### GOAL
The line containing "Chart.register(...registerables);" marks the end: extract everything from the first line of the data through that line, exactly, with no pictures.

-*-*-

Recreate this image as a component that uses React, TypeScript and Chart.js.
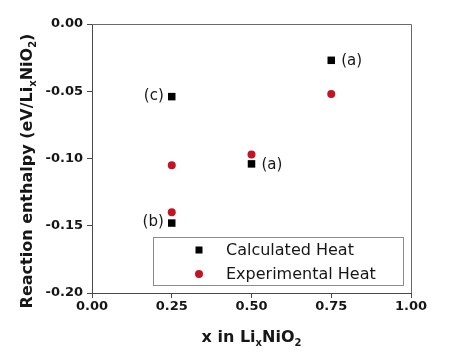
import React, { useEffect, useRef } from "react";
import { Chart, registerables } from "chart.js";

Chart.register(...registerables);

const xCalc = [0.25, 0.25, 0.5, 0.75];
const yCalc = [-0.054, -0.148, -0.104, -0.027];
const xExp = [0.25, 0.25, 0.5, 0.75];
const yExp = [-0.105, -0.14, -0.097, -0.052];
const calcNotes = ["(c)", "(b)", "(a)", "(a)"];
const noteSides = ["left", "left", "right", "right"];
const seriesNames = ["Calculated Heat", "Experimental Heat"];
const xTitle = [
  { t: "x in Li", sub: false },
  { t: "x", sub: true },
  { t: "NiO", sub: false },
  { t: "2", sub: true },
];
const yTitle = [
  { t: "Reaction enthalpy (eV/Li", sub: false },
  { t: "x", sub: true },
  { t: "NiO", sub: false },
  { t: "2", sub: true },
  { t: ")", sub: false },
];

const FAMILY = "'DejaVu Sans', sans-serif";
const TEXT = "#161616";
const RED = "#c41424";

function drawRich(ctx: CanvasRenderingContext2D, parts: { t: string; sub: boolean }[], cx: number, baseline: number, size: number, subSize: number) {
  const main = `bold ${size}px ${FAMILY}`;
  const small = `bold ${subSize}px ${FAMILY}`;
  let total = 0;
  for (const p of parts) {
    ctx.font = p.sub ? small : main;
    total += ctx.measureText(p.t).width;
  }
  let x = cx - total / 2;
  ctx.textAlign = "left";
  ctx.textBaseline = "alphabetic";
  for (const p of parts) {
    ctx.font = p.sub ? small : main;
    ctx.fillText(p.t, x, baseline + (p.sub ? 4 : 0));
    x += ctx.measureText(p.t).width;
  }
}

const decor = {
  id: "decor",
  afterDraw(chart: any) {
    const ctx: CanvasRenderingContext2D = chart.ctx;
    const a = chart.chartArea;
    ctx.save();
    // frame top/right
    ctx.strokeStyle = "#6a6a6a";
    ctx.lineWidth = 1;
    ctx.beginPath();
    ctx.moveTo(a.left, Math.round(a.top) + 0.5);
    ctx.lineTo(Math.round(a.right) + 0.5, Math.round(a.top) + 0.5);
    ctx.lineTo(Math.round(a.right) + 0.5, a.bottom);
    ctx.stroke();

    ctx.fillStyle = TEXT;
    // x title
    drawRich(ctx, xTitle, (a.left + a.right) / 2, 342, 16, 10);
    // y title
    ctx.save();
    ctx.translate(32, 171);
    ctx.rotate(-Math.PI / 2);
    drawRich(ctx, yTitle, 0, 0, 16, 10);
    ctx.restore();

    // annotations
    const meta = chart.getDatasetMeta(0);
    ctx.font = `15px ${FAMILY}`;
    ctx.textBaseline = "middle";
    calcNotes.forEach((n, i) => {
      const el = meta.data[i];
      if (!el) return;
      if (noteSides[i] === "left") {
        ctx.textAlign = "right";
        ctx.fillText(n, el.x - 8, el.y - 1);
      } else {
        ctx.textAlign = "left";
        ctx.fillText(n, el.x + 10, el.y + 1);
      }
    });

    // legend
    const lx = 153, ly = 237, lw = 250, lh = 48;
    ctx.fillStyle = "#ffffff";
    ctx.fillRect(lx, ly, lw, lh);
    ctx.strokeStyle = "#8c8c8c";
    ctx.strokeRect(lx + 0.5, ly + 0.5, lw, lh);
    ctx.font = `16px ${FAMILY}`;
    ctx.textAlign = "left";
    ctx.textBaseline = "middle";
    chart.data.datasets.forEach((ds: any, i: number) => {
      const cy = ly + 13 + i * 24;
      ctx.fillStyle = ds.backgroundColor;
      ctx.beginPath();
      if (ds.pointStyle === "rect") {
        ctx.rect(199 - 3.5, cy - 3.5, 7, 7);
      } else {
        ctx.arc(199, cy, 4, 0, Math.PI * 2);
      }
      ctx.fill();
      ctx.fillStyle = TEXT;
      ctx.fillText(ds.label, 226, cy + 1);
    });
    ctx.restore();
  },
};

export default function App() {
  const ref = useRef<HTMLCanvasElement>(null);
  useEffect(() => {
    if (!ref.current) return;
    const tickFont = { family: FAMILY, size: 13, weight: "bold" as const };
    const chart = new Chart(ref.current, {
      type: "scatter",
      data: {
        datasets: [
          {
            label: seriesNames[0],
            data: xCalc.map((x, i) => ({ x, y: yCalc[i] })),
            pointStyle: "rect",
            pointRadius: 5.3,
            pointHoverRadius: 5.3,
            backgroundColor: "#000000",
            borderWidth: 0,
          },
          {
            label: seriesNames[1],
            data: xExp.map((x, i) => ({ x, y: yExp[i] })),
            pointStyle: "circle",
            pointRadius: 4,
            pointHoverRadius: 4,
            backgroundColor: RED,
            borderWidth: 0,
          },
        ],
      },
      options: {
        responsive: false,
        animation: false,
        devicePixelRatio: 1,
        layout: { padding: { top: 24, right: 53, left: 0, bottom: 0 } },
        plugins: { legend: { display: false }, tooltip: { enabled: false } },
        events: [],
        scales: {
          x: {
            type: "linear",
            min: 0,
            max: 1,
            ticks: {
              stepSize: 0.25,
              callback: (v: any) => Number(v).toFixed(2),
              font: tickFont,
              color: TEXT,
              padding: 1,
              maxRotation: 0,
              autoSkip: false,
            },
            grid: { display: true, drawOnChartArea: false, drawTicks: true, tickLength: 5, color: "#4a4a4a" },
            border: { display: true, color: "#4a4a4a", width: 1 },
            afterFit: (s: any) => {
              s.height = 64;
            },
          },
          y: {
            type: "linear",
            min: -0.2,
            max: 0,
            ticks: {
              stepSize: 0.05,
              callback: (v: any) => Number(v).toFixed(2),
              font: tickFont,
              color: TEXT,
              padding: 4,
              autoSkip: false,
            },
            grid: { display: true, drawOnChartArea: false, drawTicks: true, tickLength: 5, color: "#4a4a4a" },
            border: { display: true, color: "#4a4a4a", width: 1 },
            afterFit: (s: any) => {
              s.width = 92;
            },
          },
        },
      },
      plugins: [decor],
    });
    return () => chart.destroy();
  }, []);
  return (
    <div style={{ position: "fixed", left: 0, top: 0, width: 464, height: 357, background: "#fff" }}>
      <canvas ref={ref} width={464} height={357} />
    </div>
  );
}
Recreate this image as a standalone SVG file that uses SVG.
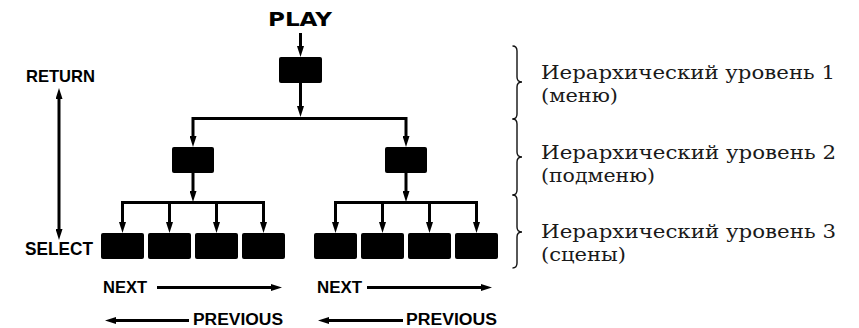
<svg xmlns="http://www.w3.org/2000/svg" width="859" height="328" viewBox="0 0 859 328">
<style>
.box{fill:#000}
.ln{fill:none;stroke:#000;stroke-width:3}
.ar{marker-end:url(#ah)}
.ar2{marker-start:url(#ah);marker-end:url(#ah)}
.br{fill:none;stroke:#111;stroke-width:1.4}
.lab{font-family:"Liberation Sans",Arial,sans-serif;font-weight:bold;fill:#000}
.play{font-family:"DejaVu Sans","Liberation Sans",sans-serif;font-weight:bold;fill:#000;font-size:19px}
.ru{font-family:"DejaVu Serif","Liberation Serif",serif;font-size:18.5px;fill:#1a1a1a}
</style>
<defs>
<marker id="ah" viewBox="0 0 11 7" markerWidth="11" markerHeight="7" refX="4" refY="3.5" orient="auto-start-reverse" markerUnits="userSpaceOnUse">
<path d="M0,0 L11,3.5 L0,7 z" fill="#000"/>
</marker>
</defs>

<g id="connectors">
<line class="ln ar" x1="300.5" y1="33" x2="300.5" y2="50"/>
<line class="ln ar" x1="300.5" y1="83" x2="300.5" y2="110"/>
<path class="ln ar2" d="M193,140 V118.5 H406 V140"/>
<line class="ln ar" x1="193" y1="173" x2="193" y2="195"/>
<path class="ln ar2" d="M122.5,226 V202.5 H263.5 V226"/>
<line class="ln ar" x1="169.5" y1="202.5" x2="169.5" y2="226"/>
<line class="ln ar" x1="216.5" y1="202.5" x2="216.5" y2="226"/>
<line class="ln ar" x1="406" y1="173" x2="406" y2="195"/>
<path class="ln ar2" d="M335.5,226 V202.5 H476.5 V226"/>
<line class="ln ar" x1="382.5" y1="202.5" x2="382.5" y2="226"/>
<line class="ln ar" x1="429.5" y1="202.5" x2="429.5" y2="226"/>
<line class="ln ar2" x1="59" y1="95" x2="59" y2="233"/>
<line class="ln ar" x1="157" y1="287.5" x2="275" y2="287.5"/>
<line class="ln ar" x1="189" y1="320.5" x2="112" y2="320.5"/>
<line class="ln ar" x1="367" y1="287.5" x2="485" y2="287.5"/>
<line class="ln ar" x1="403" y1="320.5" x2="325" y2="320.5"/>
</g>

<g id="n-top"><rect class="box" x="279" y="57" width="43" height="26" rx="2"/></g>
<g id="n-sub1"><rect class="box" x="172" y="147" width="42" height="26" rx="2"/></g>
<g id="n-sub2"><rect class="box" x="385" y="147" width="42" height="26" rx="2"/></g>
<g id="n-s1"><rect class="box" x="101" y="233" width="43" height="26" rx="2"/></g>
<g id="n-s2"><rect class="box" x="148" y="233" width="43" height="26" rx="2"/></g>
<g id="n-s3"><rect class="box" x="195" y="233" width="43" height="26" rx="2"/></g>
<g id="n-s4"><rect class="box" x="242" y="233" width="43" height="26" rx="2"/></g>
<g id="n-s5"><rect class="box" x="314" y="233" width="43" height="26" rx="2"/></g>
<g id="n-s6"><rect class="box" x="361" y="233" width="43" height="26" rx="2"/></g>
<g id="n-s7"><rect class="box" x="408" y="233" width="43" height="26" rx="2"/></g>
<g id="n-s8"><rect class="box" x="455" y="233" width="43" height="26" rx="2"/></g>

<g id="labels">
<text class="play" x="268" y="26" textLength="64" lengthAdjust="spacingAndGlyphs">PLAY</text>
<text class="lab" x="26" y="82" font-size="17" textLength="69" lengthAdjust="spacingAndGlyphs">RETURN</text>
<text class="lab" x="25" y="255" font-size="17.5" textLength="68" lengthAdjust="spacingAndGlyphs">SELECT</text>
<text class="lab" x="103" y="293" font-size="16.5" textLength="44" lengthAdjust="spacingAndGlyphs">NEXT</text>
<text class="lab" x="193" y="325" font-size="16" textLength="90" lengthAdjust="spacingAndGlyphs">PREVIOUS</text>
<text class="lab" x="317" y="293" font-size="16.5" textLength="45" lengthAdjust="spacingAndGlyphs">NEXT</text>
<text class="lab" x="406" y="325" font-size="16" textLength="91" lengthAdjust="spacingAndGlyphs">PREVIOUS</text>
</g>

<g id="levels">
<path class="br" d="M512.5,46 Q517,46 517,51 V77 Q517,82 522,82 Q517,82 517,87 V114 Q517,119 512.5,119"/>
<path class="br" d="M512.5,119 Q517,119 517,124 V152 Q517,157 522,157 Q517,157 517,162 V190 Q517,195 512.5,195"/>
<path class="br" d="M512.5,195 Q517,195 517,200 V227 Q517,232 522,232 Q517,232 517,237 V263 Q517,268 512.5,268"/>
<text class="ru" x="541" y="79" textLength="294" lengthAdjust="spacingAndGlyphs">Иерархический уровень 1</text>
<text class="ru" x="541" y="102" textLength="77" lengthAdjust="spacingAndGlyphs">(меню)</text>
<text class="ru" x="541" y="159" textLength="295" lengthAdjust="spacingAndGlyphs">Иерархический уровень 2</text>
<text class="ru" x="541" y="182" textLength="114" lengthAdjust="spacingAndGlyphs">(подменю)</text>
<text class="ru" x="541" y="238" textLength="295" lengthAdjust="spacingAndGlyphs">Иерархический уровень 3</text>
<text class="ru" x="541" y="261" textLength="85" lengthAdjust="spacingAndGlyphs">(сцены)</text>
</g>
</svg>
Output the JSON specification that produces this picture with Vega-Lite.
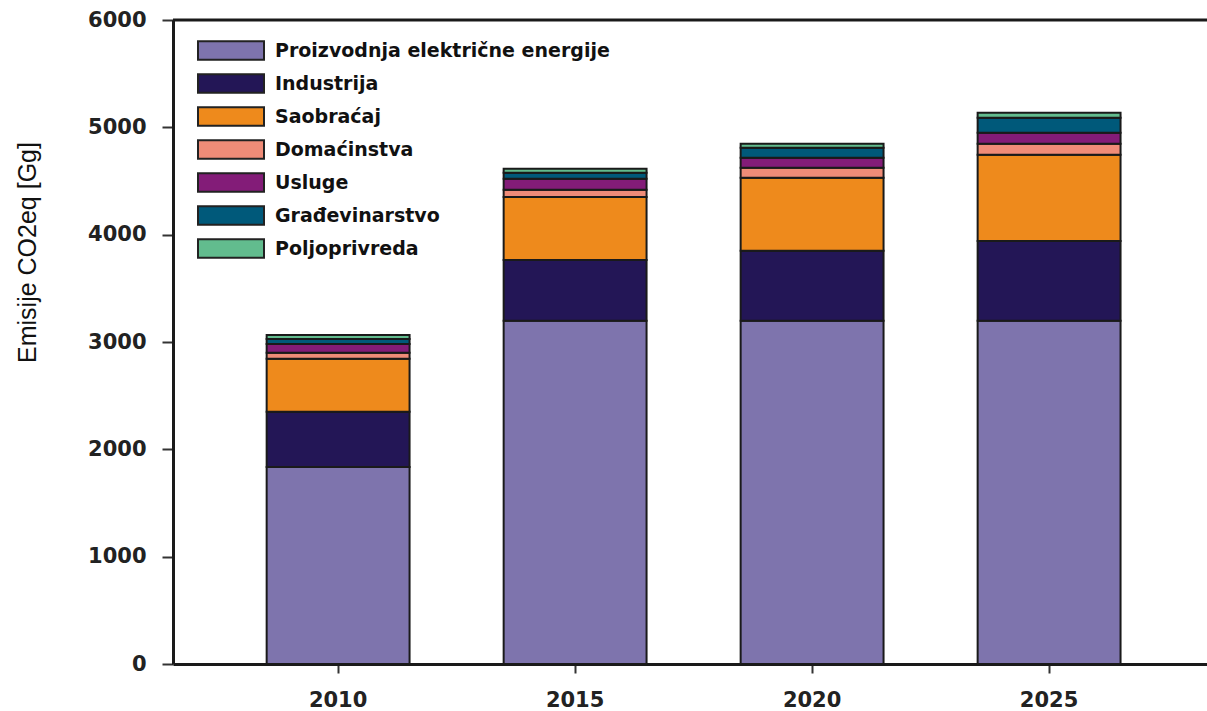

-*-*-

### RESPONSE TO THE EXERCISE
Recreate this image as a component that uses React, TypeScript and Chart.js.
import React, { useEffect, useRef } from "react";
import { Chart, registerables } from "chart.js";

Chart.register(...registerables);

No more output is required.